こんな単純な呟きでもって、やがて来る切実な現実と冬という季節の気配を書けるものかと、ささやかな感動を覚えました。俳句はこれでよいのだと、改めてしみじみと思うのです。
(鑑賞:夏井いつき9
(出典:俳句生活 ~よ句もわる句も~ 2020年1月発表分)
七つ目の雪うさぎおくすべり台 幸の実(9才)
- 季語
- 雪兎
- 季節
- 晩冬
- 分類
- 人事
- 鑑賞
- 「七」という数詞が巧い。
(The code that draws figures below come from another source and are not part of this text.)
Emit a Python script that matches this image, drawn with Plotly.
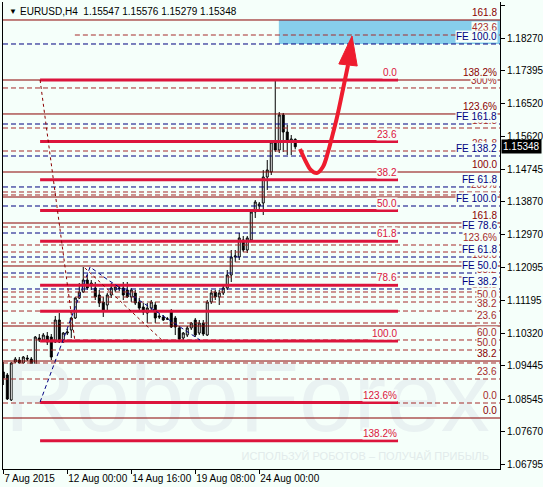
import plotly.graph_objects as go

# EURUSD H4 candles, index 0 = 7 Aug 2015
opens = [1.09276, 1.09195, 1.08521, 1.09545, 1.09599, 1.09518, 1.09653, 1.09626, 1.09437, 1.10192,
         1.10138, 1.10246, 1.10219, 1.10085, 1.10678, 1.10085, 1.10327, 1.10408, 1.10732, 1.11271,
         1.11433, 1.11756, 1.11621, 1.11541, 1.11352, 1.11163, 1.11082, 1.11352, 1.11487, 1.11541,
         1.11541, 1.11487, 1.11298, 1.11406, 1.11163, 1.11028, 1.10866, 1.11001, 1.11082, 1.10786,
         1.10759, 1.10705, 1.10893, 1.10732, 1.10462, 1.10192, 1.10273, 1.10462, 1.10678, 1.10327,
         1.10597, 1.10273, 1.11163, 1.11433, 1.11298, 1.11406, 1.11541, 1.11891, 1.12376, 1.12376,
         1.12835, 1.12565, 1.12835, 1.13590, 1.13751, 1.13832, 1.14533, 1.14668, 1.15477, 1.15261,
         1.16205, 1.15746, 1.15477, 1.15547]
highs = [1.09545, 1.09249, 1.09545, 1.09680, 1.09680, 1.09707, 1.09734, 1.09680, 1.10246, 1.10300,
         1.10327, 1.10354, 1.10300, 1.10786, 1.10866, 1.10354, 1.10435, 1.10759, 1.11298, 1.11675,
         1.12107, 1.11891, 1.11756, 1.11702, 1.11487, 1.11298, 1.11406, 1.11675, 1.11648, 1.11621,
         1.11702, 1.11702, 1.11541, 1.11487, 1.11271, 1.11136, 1.11136, 1.11217, 1.11163, 1.10839,
         1.10812, 1.10759, 1.10974, 1.10786, 1.10516, 1.10354, 1.10516, 1.10624, 1.10732, 1.10678,
         1.10678, 1.11217, 1.11487, 1.11487, 1.11487, 1.11621, 1.12026, 1.12565, 1.12565, 1.13023,
         1.12943, 1.12943, 1.13643, 1.13913, 1.13859, 1.14722, 1.14991, 1.15531, 1.17148, 1.16285,
         1.16259, 1.15935, 1.15665, 1.15576]
lows = [1.08925, 1.08521, 1.08494, 1.09518, 1.09464, 1.09491, 1.09572, 1.09383, 1.09410, 1.10085,
        1.10111, 1.10004, 1.09599, 1.10058, 1.10058, 1.10058, 1.10273, 1.10192, 1.10705, 1.11244,
        1.11406, 1.11487, 1.11487, 1.11217, 1.11028, 1.10759, 1.10947, 1.11271, 1.11433, 1.11460,
        1.11217, 1.11271, 1.11163, 1.11082, 1.10947, 1.10812, 1.10597, 1.10947, 1.10597, 1.10705,
        1.10651, 1.10678, 1.10462, 1.10273, 1.10138, 1.10138, 1.10219, 1.10408, 1.10219, 1.10273,
        1.10246, 1.10246, 1.11109, 1.11217, 1.11082, 1.11352, 1.11487, 1.11702, 1.12242, 1.12295,
        1.12511, 1.12484, 1.12781, 1.13428, 1.13670, 1.13508, 1.14183, 1.14587, 1.15207, 1.15180,
        1.15207, 1.15126, 1.15126, 1.15279]
closes = [1.09114, 1.08548, 1.09518, 1.09626, 1.09518, 1.09680, 1.09626, 1.09464, 1.10219, 1.10138,
          1.10273, 1.10085, 1.09680, 1.10678, 1.10085, 1.10327, 1.10354, 1.10732, 1.11271, 1.11433,
          1.11756, 1.11541, 1.11675, 1.11298, 1.11136, 1.10947, 1.11352, 1.11541, 1.11567, 1.11530,
          1.11352, 1.11298, 1.11487, 1.11136, 1.11001, 1.10893, 1.11001, 1.11163, 1.10732, 1.10759,
          1.10678, 1.10710, 1.10489, 1.10489, 1.10165, 1.10327, 1.10462, 1.10597, 1.10273, 1.10597,
          1.10300, 1.11163, 1.11406, 1.11298, 1.11406, 1.11541, 1.11891, 1.12376, 1.12403, 1.12889,
          1.12565, 1.12889, 1.13590, 1.13859, 1.13805, 1.14533, 1.14722, 1.15477, 1.15261, 1.16205,
          1.15746, 1.15477, 1.15558, 1.15348]

tick_pos = [0, 16, 32, 48, 64]
tick_text = ["7 Aug 2015", "12 Aug 00:00", "14 Aug 16:00", "19 Aug 08:00", "24 Aug 00:00"]

price_ticks = [1.19170, 1.18270, 1.17395, 1.16520, 1.15620, 1.14745, 1.13870, 1.12970,
               1.12095, 1.11195, 1.10320, 1.09445, 1.08545, 1.07670, 1.06795]

# Fibo retracement (thick)
fibo_levels = [1.17148, 1.15488, 1.14460, 1.13630, 1.12800, 1.11618, 1.10914, 1.10112, 1.08452, 1.07424]
fibo_labels = ["0.0", "23.6", "38.2", "50.0", "61.8", "78.6", "", "100.0", "123.6%", "138.2%"]

# other levels
solid_levels = [1.18766, 1.17148, 1.16232, 1.14668, 1.13994, 1.13293, 1.12134, 1.10516, 1.09572, 1.08036]
solid_labels = ["161.8", "138.2%", "123.6%", "100.0", "", "161.8", "", "", "38.2", "0.0"]

dash_levels = [1.16933, 1.15854, 1.15234, 1.14129, 1.14048, 1.13185, 1.12700, 1.12511, 1.12242,
               1.11837, 1.11433, 1.11298, 1.11163, 1.10920, 1.10597, 1.10139, 1.09869, 1.09519,
               1.09087, 1.08440]
dash_labels = ["300%", "161.8", "261.8", "200%", "", "", "123.6%", "", "100.0",
               "38.2", "161.8", "", "50.0", "38.2", "23.6", "60.0", "50.0", "",
               "23.6", "0.0"]
ext_level = 1.18361
ext_label = "423.6"

fe_levels = [1.18119, 1.15962, 1.15099, 1.14264, 1.13751, 1.13023, 1.12376, 1.11945, 1.11514]
fe_labels = ["FE 100.0", "FE 161.8", "FE 138.2", "FE 61.8", "FE 100.0", "FE 78.6",
             "FE 61.8", "FE 50.0", "FE 38.2"]

target_zone = [1.18119, 1.18766]

# trend lines of the fibo tools
fibo_trend_x = [9.2, 17.9]
fibo_trend_y = [1.17148, 1.10112]
fibo2_trend_x = [20.4, 39.9]
fibo2_trend_y = [1.12080, 1.10112]
fe_trend_x = [9.2, 21.7, 26.2, 49.2]
fe_trend_y = [1.08467, 1.12107, 1.11756, 1.10138]

# forecast arrow
arrow_x = [74.2, 75.7, 76.9, 78.4, 79.9, 81.2, 82.2, 83.4, 84.9, 86.2]
arrow_y = [1.15288, 1.14937, 1.14722, 1.14641, 1.14803, 1.15207, 1.15612, 1.16124, 1.16879, 1.17553]
head_x = [83.9, 87.2, 88.5, 83.9]
head_y = [1.17580, 1.18334, 1.17526, 1.17580]

BG = "#F5FFFA"
FONT = "Liberation Sans, Arial, sans-serif"
X_MIN, X_MAX = -0.075, 124.2
Y_MIN, Y_MAX = 1.06661, 1.19251
FIB_X0, FIB_X1 = 9.2, 98.7
LBL_X = 123.7

RED = "#8B0000"
DRED = "#A52A2A"
NAVY = "#000080"
CRIMSON = "#DC143C"


def segs(levels, x0, x1):
    xs, ys = [], []
    for v in levels:
        xs += [x0, x1, None]
        ys += [v, v, None]
    return xs, ys


fig = go.Figure()

# watermark
fig.add_trace(go.Scatter(x=[61], y=[1.0835], mode="text", text=["RoboForex"],
                         textfont=dict(size=98, color="#E9F2F2", family=FONT),
                         hoverinfo="skip"))
fig.add_trace(go.Scatter(x=[90.5], y=[1.0699], mode="text",
                         text=["ИСПОЛЬЗУЙ РОБОТОВ – ПОЛУЧАЙ ПРИБЫЛЬ"],
                         textfont=dict(size=11, color="#E2EBEB", family=FONT),
                         hoverinfo="skip"))

fig.add_shape(type="rect", x0=68.9, x1=X_MAX, y0=target_zone[0], y1=target_zone[1],
              fillcolor="#87CEEB", line=dict(width=0), layer="below")

xs, ys = segs(solid_levels, X_MIN, X_MAX)
fig.add_trace(go.Scatter(x=xs, y=ys, mode="lines", line=dict(color=RED, width=1), hoverinfo="skip"))
xs, ys = segs(dash_levels, X_MIN, X_MAX)
xs2, ys2 = segs([ext_level], 17.9, X_MAX)
fig.add_trace(go.Scatter(x=xs + xs2, y=ys + ys2, mode="lines",
                         line=dict(color=DRED, width=1, dash="5px,3px"), hoverinfo="skip"))
xs, ys = segs(fe_levels, X_MIN, X_MAX)
fig.add_trace(go.Scatter(x=xs, y=ys, mode="lines",
                         line=dict(color=NAVY, width=1, dash="5px,3px"), hoverinfo="skip"))
xs, ys = segs(fibo_levels, FIB_X0, FIB_X1)
fig.add_trace(go.Scatter(x=xs, y=ys, mode="lines", line=dict(color=CRIMSON, width=3), hoverinfo="skip"))

fig.add_trace(go.Scatter(x=fibo_trend_x, y=fibo_trend_y, mode="lines",
                         line=dict(color=RED, width=1, dash="3px,3px"), hoverinfo="skip"))
fig.add_trace(go.Scatter(x=fibo2_trend_x, y=fibo2_trend_y, mode="lines",
                         line=dict(color=RED, width=1, dash="3px,3px"), hoverinfo="skip"))
fig.add_trace(go.Scatter(x=fe_trend_x, y=fe_trend_y, mode="lines",
                         line=dict(color=NAVY, width=1, dash="4px,3px"), hoverinfo="skip"))

fig.add_trace(go.Candlestick(
    x=list(range(len(opens))), open=opens, high=highs, low=lows, close=closes,
    increasing=dict(line=dict(color="black", width=1), fillcolor="white"),
    decreasing=dict(line=dict(color="black", width=1), fillcolor="black"),
    hoverinfo="skip"))

fig.add_trace(go.Scatter(x=arrow_x, y=arrow_y, mode="lines",
                         line=dict(color="#EE1C2E", width=4, shape="spline"), hoverinfo="skip"))
fig.add_trace(go.Scatter(x=head_x, y=head_y, mode="lines", fill="toself",
                         fillcolor="#EE1C2E", line=dict(color="#EE1C2E", width=1), hoverinfo="skip"))

ann = []


def add_labels(levels, labels, x, color):
    for v, t in zip(levels, labels):
        if not t:
            continue
        ann.append(dict(x=x, y=v, xref="x", yref="y", text=t, showarrow=False,
                        xanchor="right", yanchor="bottom", yshift=1, borderpad=0,
                        bgcolor=BG,
                        font=dict(size=10, color=color, family=FONT)))


add_labels(dash_levels, dash_labels, LBL_X, DRED)
add_labels([ext_level], [ext_label], LBL_X, DRED)
add_labels(solid_levels, solid_labels, LBL_X, RED)
add_labels(fe_levels, fe_labels, LBL_X, NAVY)
add_labels(fibo_levels, fibo_labels, FIB_X1, CRIMSON)

ann.append(dict(x=0, y=1, xref="paper", yref="paper", text="▼", showarrow=False,
                xanchor="left", yanchor="top", xshift=4, yshift=-3,
                font=dict(size=8, color="black", family=FONT)))
ann.append(dict(x=0, y=1, xref="paper", yref="paper",
                text="EURUSD,H4  1.15547 1.15576 1.15279 1.15348", showarrow=False,
                xanchor="left", yanchor="top", xshift=15, yshift=-2,
                font=dict(size=10, color="black", family=FONT)))
ann.append(dict(x=1, y=closes[-1], xref="paper", yref="y", text=f"{closes[-1]:.5f}",
                showarrow=False, xanchor="left", yanchor="middle", xshift=1,
                bgcolor="black", borderpad=1,
                font=dict(size=10, color="white", family=FONT)))

fig.update_layout(
    width=543, height=487,
    margin=dict(l=3, r=43, t=2, b=18),
    paper_bgcolor=BG, plot_bgcolor=BG,
    showlegend=False,
    annotations=ann,
    xaxis=dict(range=[X_MIN, X_MAX], tickvals=tick_pos, ticktext=tick_text,
               ticks="outside", ticklen=4, tickcolor="black", tickangle=0,
               ticklabelposition="outside right", automargin=False,
               showgrid=False, zeroline=False, showline=True, linecolor="black",
               tickfont=dict(size=10, color="black", family=FONT),
               rangeslider=dict(visible=False)),
    yaxis=dict(side="right", range=[Y_MIN, Y_MAX], tickvals=price_ticks,
               ticktext=[f"{v:.5f}" for v in price_ticks],
               ticks="outside", ticklen=4, tickcolor="black", automargin=False,
               showgrid=False, zeroline=False, showline=True, mirror=True,
               linecolor="black",
               tickfont=dict(size=10, color="black", family=FONT)),
)

fig.write_html("out.html", config={"displayModeBar": False},
               post_script="document.body.style.margin='0';")
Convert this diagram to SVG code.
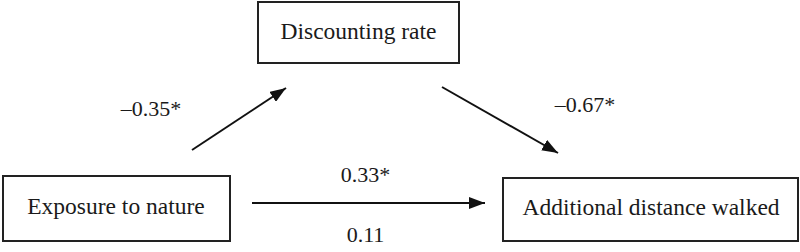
<svg xmlns="http://www.w3.org/2000/svg" width="800" height="252" viewBox="0 0 800 252">
<style>
.box{fill:#fff;stroke:#222;stroke-width:2}
.nt{font-family:"Liberation Serif","Times New Roman",serif;font-size:23.5px;fill:#1a1a1a;text-anchor:middle}
.lb{font-family:"Liberation Serif","Times New Roman",serif;font-size:22px;fill:#1a1a1a;text-anchor:middle}
.ar{stroke:#111;stroke-width:2;fill:none;marker-end:url(#ah)}
</style>
<defs>
<marker id="ah" viewBox="0 0 16 12" refX="16" refY="6" markerWidth="16" markerHeight="12" markerUnits="userSpaceOnUse" orient="auto">
<path d="M0,0 L16,6 L0,12 z" fill="#111"/>
</marker>
</defs>
<g id="discounting">
<rect class="box" x="258" y="2" width="201" height="61"/>
<text class="nt" x="358.5" y="39">Discounting rate</text>
</g>
<g id="exposure">
<rect class="box" x="3" y="176" width="227" height="65"/>
<text class="nt" x="116" y="214">Exposure to nature</text>
</g>
<g id="distance">
<rect class="box" x="503" y="178" width="295" height="63"/>
<text class="nt" x="651" y="215">Additional distance walked</text>
</g>
<g id="connectors">
<line class="ar" x1="192" y1="150" x2="286" y2="88"/>
<line class="ar" x1="442" y1="87" x2="558" y2="153"/>
<line class="ar" x1="252" y1="203" x2="485" y2="203"/>
<text class="lb" x="151" y="116">–0.35*</text>
<text class="lb" x="585" y="112">–0.67*</text>
<text class="lb" x="365.5" y="182">0.33*</text>
<text class="lb" x="365.5" y="242">0.11</text>
</g>
</svg>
「雪うさぎ」を「すべり台」に置くという映像を「七つ」という数詞が支えます。
しかも「七つ目」ですから、一つずつ作っては並べている子どもたちも見えてくる。
小学生って、俳句のタネを自ら生み出す名人だよな! 同時投句「かいねこのざらりとなめるゆきうさぎ」の、猫の舌の「ざらり」と舐める雪の感触にも惹かれました。
(鑑賞:夏井いつき)
(出典:松山市公式サイト『俳句ポスト365』2018年11月15日週分) ※年齢は投句時のもの
雪うさぎ机上静かな野となりぬ にゃん
- 季語
- 雪兎
- 季節
- 晩冬
- 分類
- 人事
- 鑑賞
- 季語「雪うさぎ」の解説には「盆の上に飾り」という文言がでてくることが多いですね。
当然のことながら、この「机上」には「雪うさぎ」を飾った盆が置かれているのです。
「雪うさぎ」の明るさ、冷たさが、机の上を「静かな野」にしてしまうという清浄な一句。
「静かな野」という詩語に格調が添います。
(鑑賞:夏井いつき)
(出典:松山市公式サイト『俳句ポスト365』2018年11月15日週分)
七日目に生まるる地球仏の座 緑風佳
- 季語
- 仏の座
- 季節
- 新年
- 分類
- 植物
- 鑑賞
- イザナギ・イザナミの物語だと読んだのですが、日本列島ではなく「地球」とありますから、作者としては聖書の物語をイメージしているのかもしれません。
「仏の座」という季語との取り合わせが、日本の神話を想像させる力を持っているので、そのラインでの推敲もあり?!かなとは思います。
が、ともあれ「仏の座」という季語に対して、このような発想を持てることを讃えたい作品です。
(鑑賞:夏井いつき)
(出典:松山市公式サイト『俳句ポスト365』2013年12月12日週分)
去年今年指にぴく ぴく不整脈 トポル
- 季語
- 去年今年
- 季節
- 新年
- 分類
- 時候
- 鑑賞
- 「指」の先の「不整脈」の断続を、この微妙な一マスの空白で表現するアイデア。
文字面で「不整脈」の一拍を見せつつ、声に出してみるとちゃんと17音になっているあたりも、ベテランの粋な技だなあ。